▸ Aim
Write out only the lines from the start of the entries up to and including the line with "import * as"; please skip the pictures.
>> START Excerpted data
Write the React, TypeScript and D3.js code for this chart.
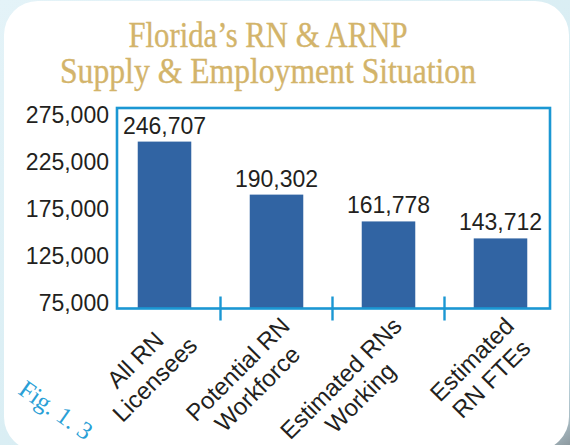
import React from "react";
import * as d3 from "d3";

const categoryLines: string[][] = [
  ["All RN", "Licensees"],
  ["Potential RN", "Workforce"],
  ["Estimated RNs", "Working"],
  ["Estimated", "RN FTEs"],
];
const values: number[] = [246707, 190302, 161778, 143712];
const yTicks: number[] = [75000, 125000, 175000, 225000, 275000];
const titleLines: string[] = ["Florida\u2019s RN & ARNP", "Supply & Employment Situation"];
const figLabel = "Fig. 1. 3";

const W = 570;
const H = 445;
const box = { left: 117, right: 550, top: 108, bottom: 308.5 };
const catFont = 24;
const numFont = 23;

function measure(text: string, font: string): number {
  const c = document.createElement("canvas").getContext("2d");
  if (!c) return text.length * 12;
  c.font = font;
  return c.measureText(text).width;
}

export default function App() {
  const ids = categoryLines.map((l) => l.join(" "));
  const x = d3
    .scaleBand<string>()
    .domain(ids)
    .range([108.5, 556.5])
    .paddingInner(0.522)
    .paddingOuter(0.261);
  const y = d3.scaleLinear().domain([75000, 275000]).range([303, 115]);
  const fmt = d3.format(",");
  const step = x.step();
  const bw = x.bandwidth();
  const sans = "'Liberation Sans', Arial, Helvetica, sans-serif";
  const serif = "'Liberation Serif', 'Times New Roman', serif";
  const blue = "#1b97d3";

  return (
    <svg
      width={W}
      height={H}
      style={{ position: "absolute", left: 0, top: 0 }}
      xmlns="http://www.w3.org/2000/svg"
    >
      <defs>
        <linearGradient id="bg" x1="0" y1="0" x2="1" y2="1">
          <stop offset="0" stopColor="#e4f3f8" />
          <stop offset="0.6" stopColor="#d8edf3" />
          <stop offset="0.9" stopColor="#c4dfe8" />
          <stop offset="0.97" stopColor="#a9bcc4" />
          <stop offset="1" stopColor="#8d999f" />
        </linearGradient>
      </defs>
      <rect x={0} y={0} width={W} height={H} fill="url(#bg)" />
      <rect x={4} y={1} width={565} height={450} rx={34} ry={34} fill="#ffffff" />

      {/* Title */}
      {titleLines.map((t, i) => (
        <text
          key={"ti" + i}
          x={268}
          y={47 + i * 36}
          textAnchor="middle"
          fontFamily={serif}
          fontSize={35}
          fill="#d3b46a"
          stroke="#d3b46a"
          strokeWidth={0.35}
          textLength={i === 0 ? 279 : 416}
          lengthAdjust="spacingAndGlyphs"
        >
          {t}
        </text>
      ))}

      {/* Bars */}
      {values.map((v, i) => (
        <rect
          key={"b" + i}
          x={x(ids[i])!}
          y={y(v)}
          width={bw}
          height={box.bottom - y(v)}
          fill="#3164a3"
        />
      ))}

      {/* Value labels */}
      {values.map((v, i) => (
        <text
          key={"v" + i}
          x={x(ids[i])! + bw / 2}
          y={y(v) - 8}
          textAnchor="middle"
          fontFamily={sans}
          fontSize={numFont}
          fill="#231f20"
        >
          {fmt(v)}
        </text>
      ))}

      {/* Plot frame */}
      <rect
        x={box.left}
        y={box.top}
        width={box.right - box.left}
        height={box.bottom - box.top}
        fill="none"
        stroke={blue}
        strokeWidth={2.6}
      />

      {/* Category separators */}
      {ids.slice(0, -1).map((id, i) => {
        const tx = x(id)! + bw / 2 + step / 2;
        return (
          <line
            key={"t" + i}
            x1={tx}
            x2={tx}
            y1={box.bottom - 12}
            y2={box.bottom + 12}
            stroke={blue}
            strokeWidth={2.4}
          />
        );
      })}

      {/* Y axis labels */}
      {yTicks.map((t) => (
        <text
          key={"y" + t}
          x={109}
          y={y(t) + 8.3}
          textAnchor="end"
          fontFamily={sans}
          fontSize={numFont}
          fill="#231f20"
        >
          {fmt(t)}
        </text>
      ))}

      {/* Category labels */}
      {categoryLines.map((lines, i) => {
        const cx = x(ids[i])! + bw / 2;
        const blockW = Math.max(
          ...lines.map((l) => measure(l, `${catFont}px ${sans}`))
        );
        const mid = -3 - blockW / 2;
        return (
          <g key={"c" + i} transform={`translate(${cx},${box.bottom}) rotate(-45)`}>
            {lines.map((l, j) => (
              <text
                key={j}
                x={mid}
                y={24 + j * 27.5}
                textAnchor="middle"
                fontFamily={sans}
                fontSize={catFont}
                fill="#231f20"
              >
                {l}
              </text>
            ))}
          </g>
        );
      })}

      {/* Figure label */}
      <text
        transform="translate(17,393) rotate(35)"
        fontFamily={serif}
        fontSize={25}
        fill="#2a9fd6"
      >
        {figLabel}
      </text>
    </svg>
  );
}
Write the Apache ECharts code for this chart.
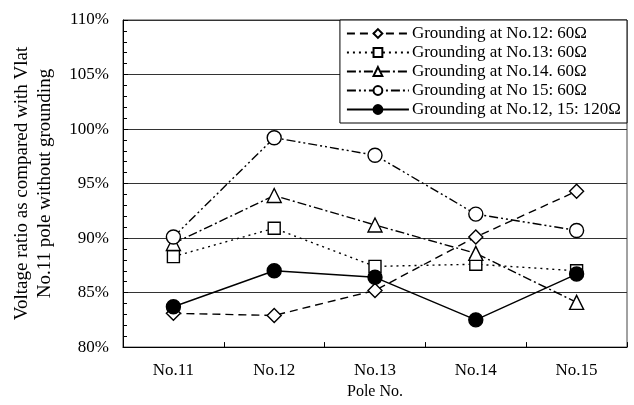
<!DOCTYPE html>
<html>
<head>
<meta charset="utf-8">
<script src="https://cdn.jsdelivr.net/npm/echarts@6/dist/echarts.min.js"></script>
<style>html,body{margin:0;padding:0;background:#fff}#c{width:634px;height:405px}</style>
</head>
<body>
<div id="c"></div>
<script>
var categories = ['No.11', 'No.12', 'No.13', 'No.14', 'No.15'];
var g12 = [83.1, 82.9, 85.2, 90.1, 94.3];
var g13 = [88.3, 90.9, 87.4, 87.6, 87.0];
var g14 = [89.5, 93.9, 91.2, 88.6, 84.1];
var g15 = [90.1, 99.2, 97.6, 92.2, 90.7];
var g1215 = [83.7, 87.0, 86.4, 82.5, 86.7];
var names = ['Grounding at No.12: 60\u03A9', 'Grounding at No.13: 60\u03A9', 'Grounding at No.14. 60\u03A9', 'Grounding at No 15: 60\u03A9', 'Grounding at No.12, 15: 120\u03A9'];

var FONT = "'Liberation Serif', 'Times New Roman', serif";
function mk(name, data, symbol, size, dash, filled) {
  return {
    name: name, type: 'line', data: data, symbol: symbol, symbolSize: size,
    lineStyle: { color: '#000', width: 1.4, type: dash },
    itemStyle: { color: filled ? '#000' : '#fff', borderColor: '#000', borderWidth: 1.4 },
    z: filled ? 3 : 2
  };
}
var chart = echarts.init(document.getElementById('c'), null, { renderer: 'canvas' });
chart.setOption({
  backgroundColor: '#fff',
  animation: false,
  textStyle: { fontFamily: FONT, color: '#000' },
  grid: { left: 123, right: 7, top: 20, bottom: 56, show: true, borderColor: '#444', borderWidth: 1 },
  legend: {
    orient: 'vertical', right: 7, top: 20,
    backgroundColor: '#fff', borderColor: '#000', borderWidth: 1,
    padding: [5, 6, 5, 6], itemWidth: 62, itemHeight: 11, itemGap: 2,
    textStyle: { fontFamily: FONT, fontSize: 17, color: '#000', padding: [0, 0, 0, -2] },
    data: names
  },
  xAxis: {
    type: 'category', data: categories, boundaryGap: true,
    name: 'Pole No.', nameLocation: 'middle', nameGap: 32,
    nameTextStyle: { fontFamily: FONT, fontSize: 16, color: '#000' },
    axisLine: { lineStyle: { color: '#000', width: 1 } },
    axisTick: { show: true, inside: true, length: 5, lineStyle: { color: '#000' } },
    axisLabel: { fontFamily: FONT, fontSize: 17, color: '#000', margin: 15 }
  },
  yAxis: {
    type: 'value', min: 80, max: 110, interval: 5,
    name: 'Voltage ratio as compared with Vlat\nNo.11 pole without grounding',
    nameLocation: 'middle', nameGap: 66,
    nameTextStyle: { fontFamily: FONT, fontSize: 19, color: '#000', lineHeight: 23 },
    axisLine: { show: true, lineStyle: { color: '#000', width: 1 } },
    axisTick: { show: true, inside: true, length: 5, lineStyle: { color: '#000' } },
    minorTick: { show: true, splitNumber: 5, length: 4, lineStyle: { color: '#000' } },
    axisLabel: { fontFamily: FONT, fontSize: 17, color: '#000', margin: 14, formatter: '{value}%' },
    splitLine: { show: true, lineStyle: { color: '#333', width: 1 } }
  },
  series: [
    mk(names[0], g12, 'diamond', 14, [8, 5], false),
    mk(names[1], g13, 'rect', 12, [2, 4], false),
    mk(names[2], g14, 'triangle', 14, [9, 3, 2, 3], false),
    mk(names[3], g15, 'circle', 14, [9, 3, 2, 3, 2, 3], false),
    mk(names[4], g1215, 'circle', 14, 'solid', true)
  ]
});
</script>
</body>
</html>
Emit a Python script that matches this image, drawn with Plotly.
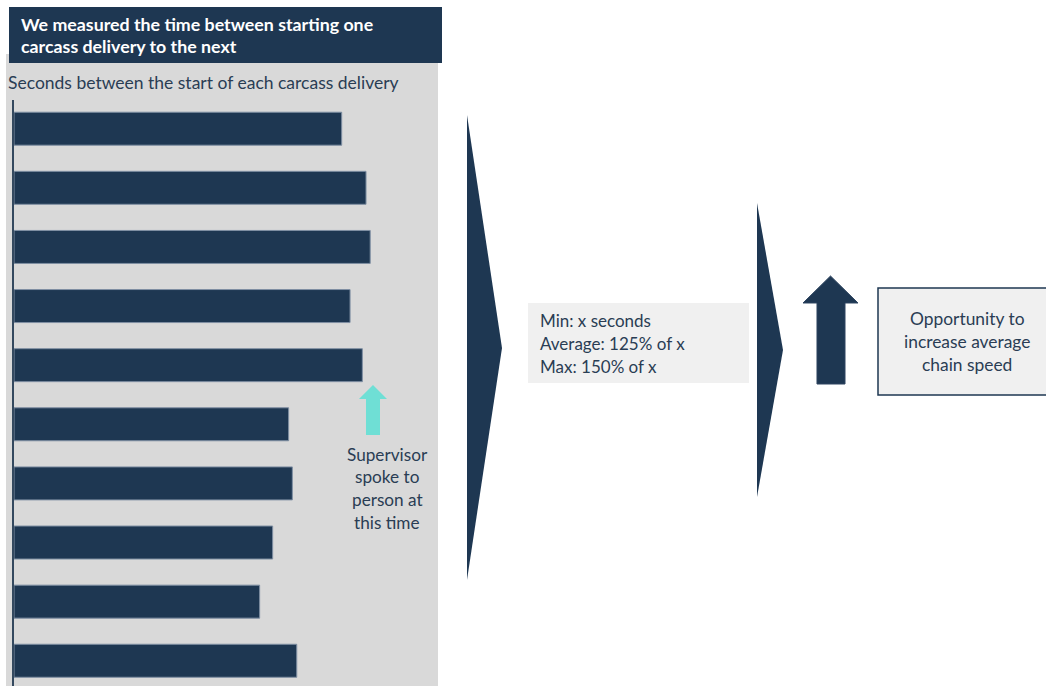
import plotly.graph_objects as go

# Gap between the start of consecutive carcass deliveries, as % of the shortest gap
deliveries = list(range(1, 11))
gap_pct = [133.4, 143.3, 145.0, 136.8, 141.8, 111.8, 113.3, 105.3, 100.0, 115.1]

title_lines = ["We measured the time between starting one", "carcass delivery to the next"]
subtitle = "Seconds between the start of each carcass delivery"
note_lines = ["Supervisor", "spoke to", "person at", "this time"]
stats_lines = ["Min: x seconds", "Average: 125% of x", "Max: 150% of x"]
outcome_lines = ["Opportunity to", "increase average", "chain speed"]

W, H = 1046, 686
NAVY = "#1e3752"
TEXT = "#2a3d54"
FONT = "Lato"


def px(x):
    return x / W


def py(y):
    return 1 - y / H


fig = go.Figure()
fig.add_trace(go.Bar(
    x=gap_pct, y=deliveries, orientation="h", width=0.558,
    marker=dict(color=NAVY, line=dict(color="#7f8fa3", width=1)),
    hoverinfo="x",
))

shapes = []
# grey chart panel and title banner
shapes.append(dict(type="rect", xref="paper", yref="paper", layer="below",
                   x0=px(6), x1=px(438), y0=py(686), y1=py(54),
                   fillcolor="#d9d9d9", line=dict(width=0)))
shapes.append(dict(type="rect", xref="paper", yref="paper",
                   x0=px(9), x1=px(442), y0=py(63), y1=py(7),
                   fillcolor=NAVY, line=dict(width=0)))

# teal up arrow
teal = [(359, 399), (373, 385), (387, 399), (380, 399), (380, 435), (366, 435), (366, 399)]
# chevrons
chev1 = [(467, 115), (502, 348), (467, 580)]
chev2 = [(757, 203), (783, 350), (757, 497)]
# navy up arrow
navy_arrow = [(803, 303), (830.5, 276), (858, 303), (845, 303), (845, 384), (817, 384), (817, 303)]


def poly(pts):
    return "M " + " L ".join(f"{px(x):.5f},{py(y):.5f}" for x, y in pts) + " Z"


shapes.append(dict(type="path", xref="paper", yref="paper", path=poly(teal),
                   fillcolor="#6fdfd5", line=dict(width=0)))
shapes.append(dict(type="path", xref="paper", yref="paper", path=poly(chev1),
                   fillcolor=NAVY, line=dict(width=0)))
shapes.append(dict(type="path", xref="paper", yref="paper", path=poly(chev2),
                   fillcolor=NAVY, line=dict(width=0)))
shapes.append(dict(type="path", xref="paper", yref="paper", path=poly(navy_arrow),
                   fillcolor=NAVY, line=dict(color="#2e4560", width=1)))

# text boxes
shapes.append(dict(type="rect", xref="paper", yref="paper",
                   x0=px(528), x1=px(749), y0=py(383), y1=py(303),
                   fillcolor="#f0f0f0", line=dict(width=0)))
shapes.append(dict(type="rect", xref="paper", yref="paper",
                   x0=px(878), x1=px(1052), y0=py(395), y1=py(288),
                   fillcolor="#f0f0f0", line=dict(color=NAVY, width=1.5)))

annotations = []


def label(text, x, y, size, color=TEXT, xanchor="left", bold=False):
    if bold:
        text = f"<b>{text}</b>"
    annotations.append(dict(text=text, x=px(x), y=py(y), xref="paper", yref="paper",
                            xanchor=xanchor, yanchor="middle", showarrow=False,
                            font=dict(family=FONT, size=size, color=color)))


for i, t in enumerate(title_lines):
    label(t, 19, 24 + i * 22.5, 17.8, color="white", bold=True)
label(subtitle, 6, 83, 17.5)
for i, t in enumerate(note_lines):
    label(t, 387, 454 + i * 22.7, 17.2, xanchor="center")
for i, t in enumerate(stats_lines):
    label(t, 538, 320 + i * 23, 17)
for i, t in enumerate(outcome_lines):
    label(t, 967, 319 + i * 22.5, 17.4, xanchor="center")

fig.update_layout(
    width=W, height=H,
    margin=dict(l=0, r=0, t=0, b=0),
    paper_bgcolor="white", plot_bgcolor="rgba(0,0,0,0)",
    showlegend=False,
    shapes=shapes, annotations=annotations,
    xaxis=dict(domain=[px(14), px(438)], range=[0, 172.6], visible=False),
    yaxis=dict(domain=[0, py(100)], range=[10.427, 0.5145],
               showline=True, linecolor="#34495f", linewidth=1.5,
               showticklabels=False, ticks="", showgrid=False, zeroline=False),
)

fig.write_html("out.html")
>> END Excerpted data
▸ Answer for the task
Write the React, TypeScript and D3.js code for this chart.
import React from "react";
import * as d3 from "d3";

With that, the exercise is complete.